## Exercise directions:
Can you quote, word for word, every line from the first line of the records below through the line containing "import numpy as np", and nothing else?

## Recorded data:
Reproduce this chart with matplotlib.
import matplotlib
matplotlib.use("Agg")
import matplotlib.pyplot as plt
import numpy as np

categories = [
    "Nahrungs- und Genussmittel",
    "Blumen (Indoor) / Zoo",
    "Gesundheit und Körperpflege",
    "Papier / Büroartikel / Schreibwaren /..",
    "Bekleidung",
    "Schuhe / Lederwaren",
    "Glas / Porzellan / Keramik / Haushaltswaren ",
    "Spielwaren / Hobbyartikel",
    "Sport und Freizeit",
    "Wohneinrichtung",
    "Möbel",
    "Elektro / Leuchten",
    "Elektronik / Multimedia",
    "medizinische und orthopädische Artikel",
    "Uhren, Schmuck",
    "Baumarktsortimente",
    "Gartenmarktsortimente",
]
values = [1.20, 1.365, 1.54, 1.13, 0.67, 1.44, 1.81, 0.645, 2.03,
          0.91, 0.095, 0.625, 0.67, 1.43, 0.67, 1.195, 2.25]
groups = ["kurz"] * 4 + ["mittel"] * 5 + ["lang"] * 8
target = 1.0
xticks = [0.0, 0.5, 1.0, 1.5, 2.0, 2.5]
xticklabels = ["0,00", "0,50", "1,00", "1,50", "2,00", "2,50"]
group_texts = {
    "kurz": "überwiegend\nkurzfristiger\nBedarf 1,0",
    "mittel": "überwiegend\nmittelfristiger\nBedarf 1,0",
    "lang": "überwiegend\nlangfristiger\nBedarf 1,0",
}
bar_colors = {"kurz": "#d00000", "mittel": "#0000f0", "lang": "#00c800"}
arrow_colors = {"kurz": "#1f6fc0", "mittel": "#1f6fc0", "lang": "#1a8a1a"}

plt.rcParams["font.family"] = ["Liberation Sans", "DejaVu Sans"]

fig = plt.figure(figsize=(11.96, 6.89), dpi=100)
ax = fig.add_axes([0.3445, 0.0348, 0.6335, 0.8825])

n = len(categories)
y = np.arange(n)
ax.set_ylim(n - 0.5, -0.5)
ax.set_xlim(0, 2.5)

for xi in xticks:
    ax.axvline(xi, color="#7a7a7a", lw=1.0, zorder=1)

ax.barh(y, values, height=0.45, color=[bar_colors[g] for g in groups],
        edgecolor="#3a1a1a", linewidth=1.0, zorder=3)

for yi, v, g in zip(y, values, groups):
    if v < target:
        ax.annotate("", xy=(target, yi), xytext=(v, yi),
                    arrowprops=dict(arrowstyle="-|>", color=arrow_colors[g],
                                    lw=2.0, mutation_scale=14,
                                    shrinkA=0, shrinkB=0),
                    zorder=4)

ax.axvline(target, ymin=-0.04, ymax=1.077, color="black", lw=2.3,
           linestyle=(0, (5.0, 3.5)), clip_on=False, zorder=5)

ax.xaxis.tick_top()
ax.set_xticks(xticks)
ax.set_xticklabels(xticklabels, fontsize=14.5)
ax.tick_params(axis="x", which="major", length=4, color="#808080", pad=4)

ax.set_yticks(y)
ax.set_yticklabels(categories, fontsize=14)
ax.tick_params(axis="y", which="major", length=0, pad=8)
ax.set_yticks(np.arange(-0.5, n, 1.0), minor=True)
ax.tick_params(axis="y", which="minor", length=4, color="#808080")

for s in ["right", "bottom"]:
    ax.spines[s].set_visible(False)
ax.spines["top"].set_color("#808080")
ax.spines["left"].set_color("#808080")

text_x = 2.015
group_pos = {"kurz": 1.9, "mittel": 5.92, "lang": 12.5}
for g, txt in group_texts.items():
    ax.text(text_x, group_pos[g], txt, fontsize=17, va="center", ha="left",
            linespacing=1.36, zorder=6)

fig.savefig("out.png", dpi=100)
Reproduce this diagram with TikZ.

## Solved problem:
Reproduce this chart with matplotlib.
import matplotlib
matplotlib.use("Agg")
import matplotlib.pyplot as plt
import numpy as np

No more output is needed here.